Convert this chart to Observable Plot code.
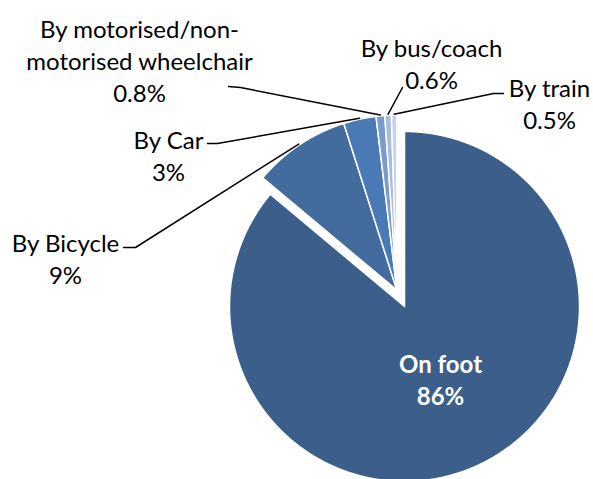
<!DOCTYPE html>
<html><head><meta charset="utf-8">
<script src="https://cdn.jsdelivr.net/npm/d3@7"></script>
<script src="https://cdn.jsdelivr.net/npm/@observablehq/plot@0.6"></script>
<style>body{margin:0;background:#fff}</style>
</head><body><div id="chart"></div>
<script>
const categories = ["On foot","By Bicycle","By Car","By motorised/non-motorised wheelchair","By bus/coach","By train"];
const labelNames = ["On foot","By Bicycle","By Car","By motorised/non-\nmotorised wheelchair","By bus/coach","By train"];
const shares = [86, 9, 3, 0.8, 0.6, 0.5];
const shareLabels = ["86%","9%","3%","0.8%","0.6%","0.5%"];
const colors = ["#3B5E8A","#426C9E","#4A7AB5","#7B9BCB","#A9BCDD","#C6D3EB"];

// layout (pixels)
const W = 593, H = 479;
const cx = 404, cy = 306, R = 175, explode = 18;
const labelPos = [[440,378],[65,257],[168,154],[139,59],[431,62],[549,102]];
const leaderPts = [null, [[123,247],[135,247]], [[207,143],[217,143]], [[228,86],[240,87]], [[402,87]], [[503,93],[493,93]]];

const arcs = d3.pie().sort(null).value(d => d)(shares);
const gA = (arcs[1].startAngle + arcs[arcs.length-1].endAngle) / 2;
const gOff = [explode*Math.sin(gA), -explode*Math.cos(gA)];

const slicePts = [];
arcs.forEach((a, i) => {
  const off = i === 0 ? [0,0] : gOff;
  const ox = cx + off[0], oy = cy + off[1];
  slicePts.push({name: categories[i], x: ox, y: oy});
  const n = Math.max(2, Math.ceil((a.endAngle - a.startAngle) / 0.005));
  for (let k = 0; k <= n; k++) {
    const t = a.startAngle + (a.endAngle - a.startAngle) * k / n;
    slicePts.push({name: categories[i], x: ox + R*Math.sin(t), y: oy - R*Math.cos(t)});
  }
});

const leaders = [];
arcs.forEach((a, i) => {
  if (i === 0) return;
  leaderPts[i].forEach(p => leaders.push({name: categories[i], x: p[0], y: p[1]}));
  const m = (a.startAngle + a.endAngle) / 2;
  leaders.push({name: categories[i], x: cx + gOff[0] + (R+1)*Math.sin(m), y: cy + gOff[1] - (R+1)*Math.cos(m)});
});

const labels = categories.map((c, i) => ({name: c, text: labelNames[i] + "\n" + shareLabels[i], x: labelPos[i][0], y: labelPos[i][1]}));

const chart = Plot.plot({
  width: W, height: H, margin: 0,
  x: {domain: [0, W], range: [0, W], axis: null},
  y: {domain: [0, H], range: [0, H], axis: null},
  color: {domain: categories, range: colors},
  style: {background: "#fff"},
  marks: [
    Plot.line(slicePts, {x: "x", y: "y", z: "name", fill: "name", stroke: "#fff", strokeWidth: 1.5, curve: "linear-closed"}),
    Plot.line(leaders, {x: "x", y: "y", z: "name", stroke: "#000", strokeWidth: 1.5}),
    Plot.text(labels.slice(1), {x: "x", y: "y", text: "text", fontSize: 24, lineHeight: 1.33, fill: "#000", fontFamily: "Lato"}),
    Plot.text(labels.slice(0,1), {x: "x", y: "y", text: "text", fontSize: 24, lineHeight: 1.33, fill: "#fff", fontWeight: "bold", fontFamily: "Lato"})
  ]
});
document.getElementById("chart").appendChild(chart);
</script>
</body></html>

━━━

- _Written problem_: Reproduce the material in its entirety and word for word, without the pictures.

- _Result of this exercise_:
Convert this chart to Observable Plot code.
<!DOCTYPE html>
<html><head><meta charset="utf-8">
<script src="https://cdn.jsdelivr.net/npm/d3@7"></script>
<script src="https://cdn.jsdelivr.net/npm/@observablehq/plot@0.6"></script>
<style>body{margin:0;background:#fff}</style>
</head><body><div id="chart"></div>
<script>
const categories = ["On foot","By Bicycle","By Car","By motorised/non-motorised wheelchair","By bus/coach","By train"];
const labelNames = ["On foot","By Bicycle","By Car","By motorised/non-\nmotorised wheelchair","By bus/coach","By train"];
const shares = [86, 9, 3, 0.8, 0.6, 0.5];
const shareLabels = ["86%","9%","3%","0.8%","0.6%","0.5%"];
const colors = ["#3B5E8A","#426C9E","#4A7AB5","#7B9BCB","#A9BCDD","#C6D3EB"];

// layout (pixels)
const W = 593, H = 479;
const cx = 404, cy = 306, R = 175, explode = 18;
const labelPos = [[440,378],[65,257],[168,154],[139,59],[431,62],[549,102]];
const leaderPts = [null, [[123,247],[135,247]], [[207,143],[217,143]], [[228,86],[240,87]], [[402,87]], [[503,93],[493,93]]];

const arcs = d3.pie().sort(null).value(d => d)(shares);
const gA = (arcs[1].startAngle + arcs[arcs.length-1].endAngle) / 2;
const gOff = [explode*Math.sin(gA), -explode*Math.cos(gA)];

const slicePts = [];
arcs.forEach((a, i) => {
  const off = i === 0 ? [0,0] : gOff;
  const ox = cx + off[0], oy = cy + off[1];
  slicePts.push({name: categories[i], x: ox, y: oy});
  const n = Math.max(2, Math.ceil((a.endAngle - a.startAngle) / 0.005));
  for (let k = 0; k <= n; k++) {
    const t = a.startAngle + (a.endAngle - a.startAngle) * k / n;
    slicePts.push({name: categories[i], x: ox + R*Math.sin(t), y: oy - R*Math.cos(t)});
  }
});

const leaders = [];
arcs.forEach((a, i) => {
  if (i === 0) return;
  leaderPts[i].forEach(p => leaders.push({name: categories[i], x: p[0], y: p[1]}));
  const m = (a.startAngle + a.endAngle) / 2;
  leaders.push({name: categories[i], x: cx + gOff[0] + (R+1)*Math.sin(m), y: cy + gOff[1] - (R+1)*Math.cos(m)});
});

const labels = categories.map((c, i) => ({name: c, text: labelNames[i] + "\n" + shareLabels[i], x: labelPos[i][0], y: labelPos[i][1]}));

const chart = Plot.plot({
  width: W, height: H, margin: 0,
  x: {domain: [0, W], range: [0, W], axis: null},
  y: {domain: [0, H], range: [0, H], axis: null},
  color: {domain: categories, range: colors},
  style: {background: "#fff"},
  marks: [
    Plot.line(slicePts, {x: "x", y: "y", z: "name", fill: "name", stroke: "#fff", strokeWidth: 1.5, curve: "linear-closed"}),
    Plot.line(leaders, {x: "x", y: "y", z: "name", stroke: "#000", strokeWidth: 1.5}),
    Plot.text(labels.slice(1), {x: "x", y: "y", text: "text", fontSize: 24, lineHeight: 1.33, fill: "#000", fontFamily: "Lato"}),
    Plot.text(labels.slice(0,1), {x: "x", y: "y", text: "text", fontSize: 24, lineHeight: 1.33, fill: "#fff", fontWeight: "bold", fontFamily: "Lato"})
  ]
});
document.getElementById("chart").appendChild(chart);
</script>
</body></html>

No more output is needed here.